D ERRIERE l'apparente simplicité des trois lettres S (sensible), I (intermédiaire) et R (résistant), qui expriment les résultats d'un antibiogramme en termes immédiatement compréhensibles pour le praticien, se dissimule un haut niveau de complexité, qui n'a fait que s'accroître ces trente dernières années. Il doit en effet intégrer les connaissances biochimiques, génétiques et épidémiologiques concernant une centaine d'espèces bactériennes, autant d'antibiotiques et plus de 80 mécanismes de résistance, en augmentation constante.

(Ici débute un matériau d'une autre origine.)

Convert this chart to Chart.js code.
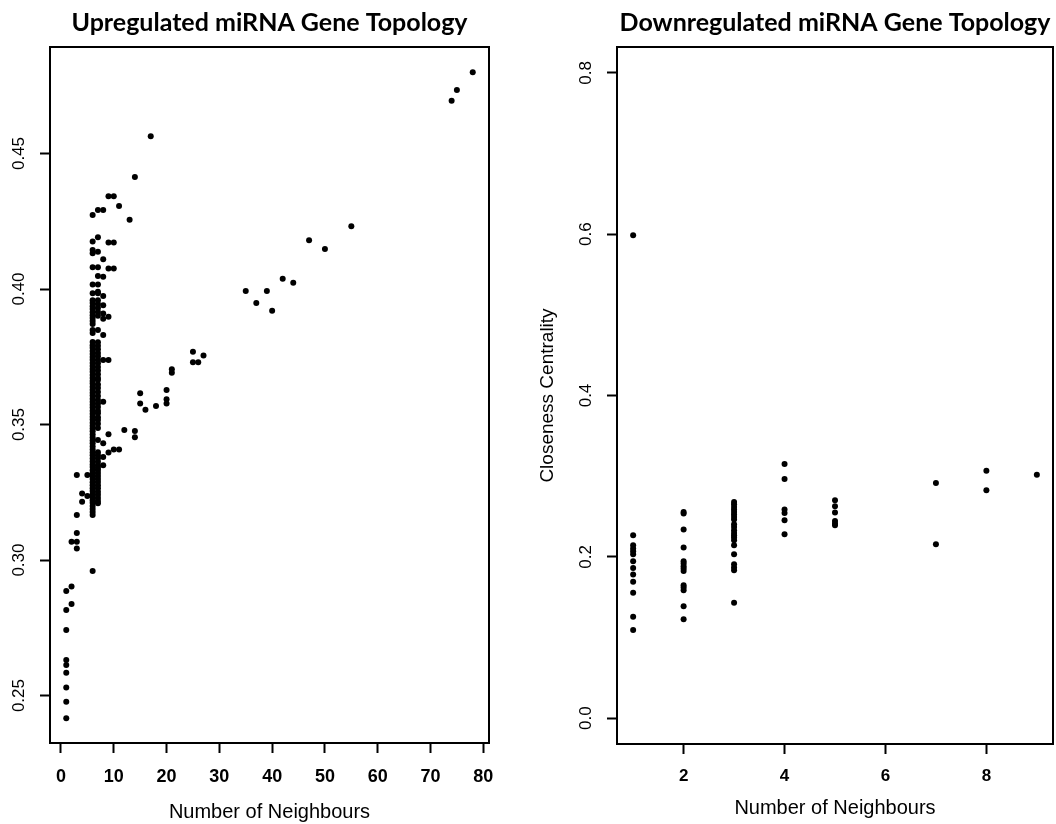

L'antibiogramme a suivi cette évolution, explique Jean-Pierre Marcel (BioMérieux, Paris). Une première génération testait de 6 à 16 antibiotiques sur la bactérie isolée, avec des préoccupations essentiellement techniques. Une seconde mettait l'accent sur l'interprétation de résultats de plus en plus complets par un biologiste « dévoué à plein temps » ou un système expert. La génération actuelle, comme le système Vitek 2 de BioMérieux, fait intervenir une base de données informatique, comparant tous les résultats connus avec ceux qui sont identifiés sur la bactérie testée. « Il s'agit quand même d'un test prédictif, qui n'est pas fiable à 100 % : la clinique doit toujours avoir le dernier mot ». Mais qui oserait aujourd'hui se passer d'un tel outil pour lutter contre l'extraordinaire plasticité des germes ?
Préciser les mécanismes
La nouvelle génération d'antibiogrammes ne se contente pas d'identifier des résistances, elle en précise les mécanismes. Pour le Dr Rafael Canton (Madrid), c'est ce qui importe dans une situation extrêmement mouvante, où les paramètres bougent rapidement : évolution des résistances suivant les politiques sanitaires, acquisition de plusieurs mécanismes de résistance par une même bactérie, émergence de nouveaux mécanismes, etc.
La combinaison des résultats obtenus par plusieurs antibiotiques sur la bactérie isolée détermine le phénotype de celle-ci pour l'antibiothérapie. « Ce phénotype permet d'identifier ses mécanismes de résistance », explique le Dr David Livermore (Londres), pourvu qu'il soit décrit en utilisant les courbes de sensibilité de cette bactérie à des dilutions variables des antibiotiques. C'est l'allure globale de ces courbes qui importe, parce qu'elle peut révéler, par exemple, la présence de souches résistantes en nombre insuffisant pour être détectées directement. Comme le souligne le Dr Philippe Moreillon (Lausanne), les valeurs critiques qui permettent d'attribuer une lettre S, I ou R sont bien souvent le fruit d'un accord d'experts à partir de très nombreuses données pharmacocinétiques, cliniques et épidémiologiques. L'expression de ces valeurs peut être insuffisante.
En définitive, le praticien obtient aujourd'hui bien plus que la réponse à sa question de départ : le germe isolé chez mon patient est-il ou non sensible ? Il dispose d'un tableau anticipant avec une très bonne précision le comportement de ce germe vis-à-vis de l'antibiothérapie, voire de ses évolutions probables. « Il a tout intérêt à lire les recommandations de son biologiste », souligne Jean-Pierre Marcel.
Et dans l'avenir ? La quatrième génération d'antibiogramme sera fondée sur les techniques génétiques, prédit Patrice Courvalin (Institut Pasteur, Paris). Grâce à elles, il sera possible de savoir si tel ou tel gène de résistance est présent dans la bactérie isolée. « Elle permettra donc encore mieux d'éviter des thérapeutiques inadaptées ». Mais elle aura ses limites, dont celles de ne pouvoir raisonner qu'à partir du déjà connu. Ce qui n'est déjà pas si mal.
Symposium organisé par les Laboratoires BioMérieux : « Identifying resistance ». Onzième ECCMID (Congrès européen de microbiologie clinique et des maladies infectieuses). Istanbul, le 3 avril 2001.